Accusations of sponsoring terrorism

It is also interesting that Riyadh has accused Qatar of sponsoring terrorism. A few weeks ago the British neo-conservative Henry Jackson Society published a study that asserted Saudi Arabia was one of those indirectly responsible for the spread of religious extremism in the United Kingdom. For years, it wrote, money has been flowing from Saudi Arabia to mosques and Islamic cultural centers where extremist preachers have also come and gone. From 2007 to 2015, the study says, this financial support doubled – to the tune of $4 billion. According to its research, some of the most notorious hate preachers in the UK have been among the beneficiaries of these programs.

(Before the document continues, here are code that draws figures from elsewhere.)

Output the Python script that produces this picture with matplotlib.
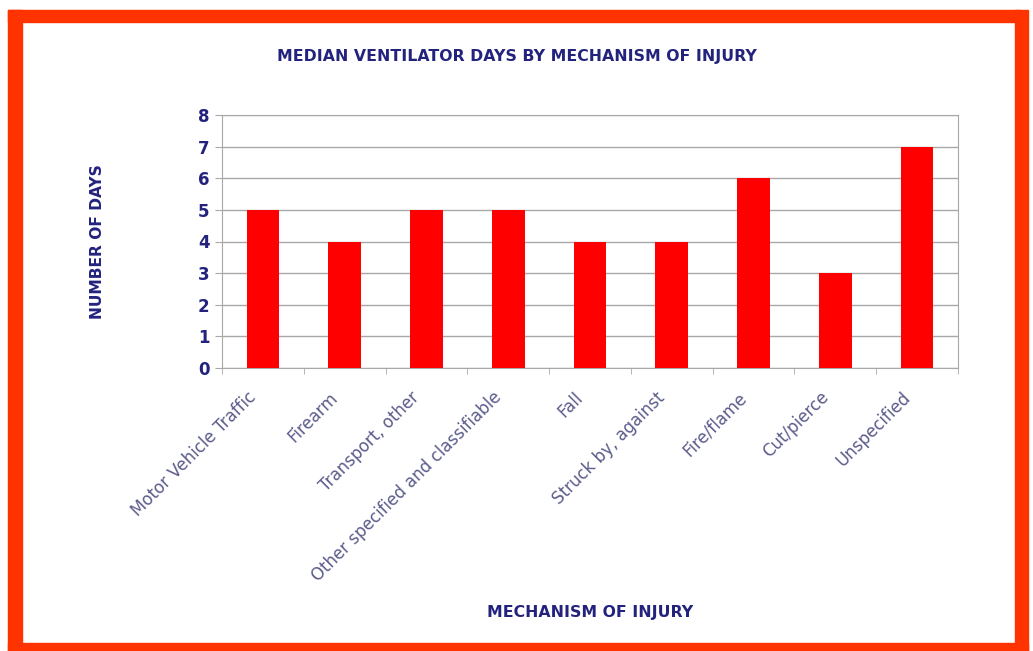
import matplotlib
matplotlib.use("Agg")
import matplotlib.pyplot as plt
from matplotlib.patches import Rectangle
from matplotlib.transforms import ScaledTranslation

# --- data ---
categories = ["Motor Vehicle Traffic", "Firearm", "Transport, other",
              "Other specified and classifiable", "Fall", "Struck by, against",
              "Fire/flame", "Cut/pierce", "Unspecified"]
median_days = [5, 4, 5, 5, 4, 4, 6, 3, 7]

NAVY = "#23237e"
LABEL_GREY = "#5c5c8c"
GRID = "#a8a8a8"

fig = plt.figure(figsize=(10.33, 6.51), dpi=100)
fig.patch.set_facecolor("white")

# orange-red frame round the chart
W, H = 1033, 651
frame = [(8, 0, 14, H - 10), (8, H - 22, 1020 - 8, 12),
         (1015, 0, 13, H - 10), (8, 0, 1020, 8)]
for x, y, w, h in frame:
    fig.patches.append(Rectangle((x / W, y / H), w / W, h / H,
                                 transform=fig.transFigure, color="#ff3300", zorder=0))

ax = fig.add_axes([222 / W, 283 / H, 736 / W, 253 / H])
x = range(len(categories))
ax.bar(x, median_days, width=0.4, color="#ff0000", zorder=3)

ax.set_xlim(-0.5, len(categories) - 0.5)
ax.set_ylim(0, 8)
ax.set_yticks(range(0, 9))
ax.yaxis.grid(True, color=GRID, linewidth=1, zorder=0)
for s in ax.spines.values():
    s.set_color(GRID)

ax.set_xticks(list(x))
ax.set_xticklabels(categories, rotation=45, ha="right", rotation_mode="anchor",
                   fontsize=12, color=LABEL_GREY)
ax.tick_params(axis="x", length=0, pad=6)
# nudge the slanted labels down-left like the original
shift = ScaledTranslation(-0.16, -0.12, fig.dpi_scale_trans)
for lbl in ax.get_xticklabels():
    lbl.set_transform(lbl.get_transform() + shift)
ax.set_xticks([i + 0.5 for i in range(-1, len(categories))], minor=True)
ax.tick_params(axis="x", which="minor", length=4, color=GRID)
ax.tick_params(axis="y", length=5, color=GRID, labelsize=12, labelcolor=NAVY, pad=4)
for lbl in ax.get_yticklabels():
    lbl.set_fontweight("bold")

fig.text(517 / W, 1 - 57 / H, "MEDIAN VENTILATOR DAYS BY MECHANISM OF INJURY",
         ha="center", va="center", fontsize=11.3, fontweight="bold", color=NAVY)
fig.text(97 / W, 1 - 242 / H, "NUMBER OF DAYS", rotation=90,
         ha="center", va="center", fontsize=11.2, fontweight="bold", color=NAVY)
fig.text(590 / W, 1 - 613 / H, "MECHANISM OF INJURY",
         ha="center", va="center", fontsize=11.3, fontweight="bold", color=NAVY)

fig.savefig("out.png", dpi=100)
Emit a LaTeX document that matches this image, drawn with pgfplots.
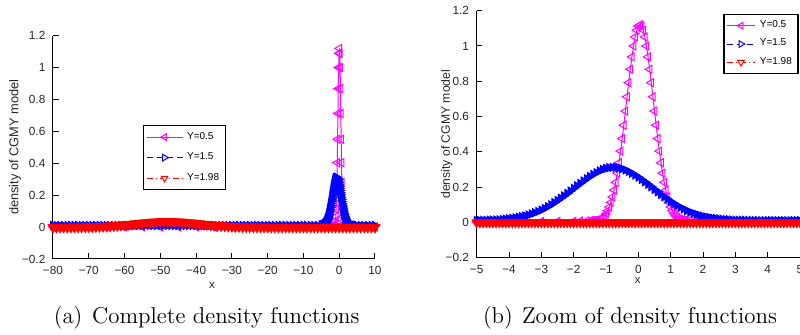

It is subjects like these that Guterres needs to address – with Saudi Arabia, too. And it is even more important that the Europeans to do the same.

Europe's true partners

By carrying out terrorist attacks in Europe, the group known as "Islamic State' (IS) aims to incite the population of Europe against Muslims, and thus to isolate them. It calculates that this will drive them into the arms of the extremists.

Saudi Arabia is certainly not IS. But the funds flowing from the kingdom to Europe are going in the same direction. Europeans must defend themselves against this. Many Muslims also have reservations about a chauvinist-reactionary interpretation of Islam. They – and only they – can be Europe's long-term partners in the fight against Islamist extremism.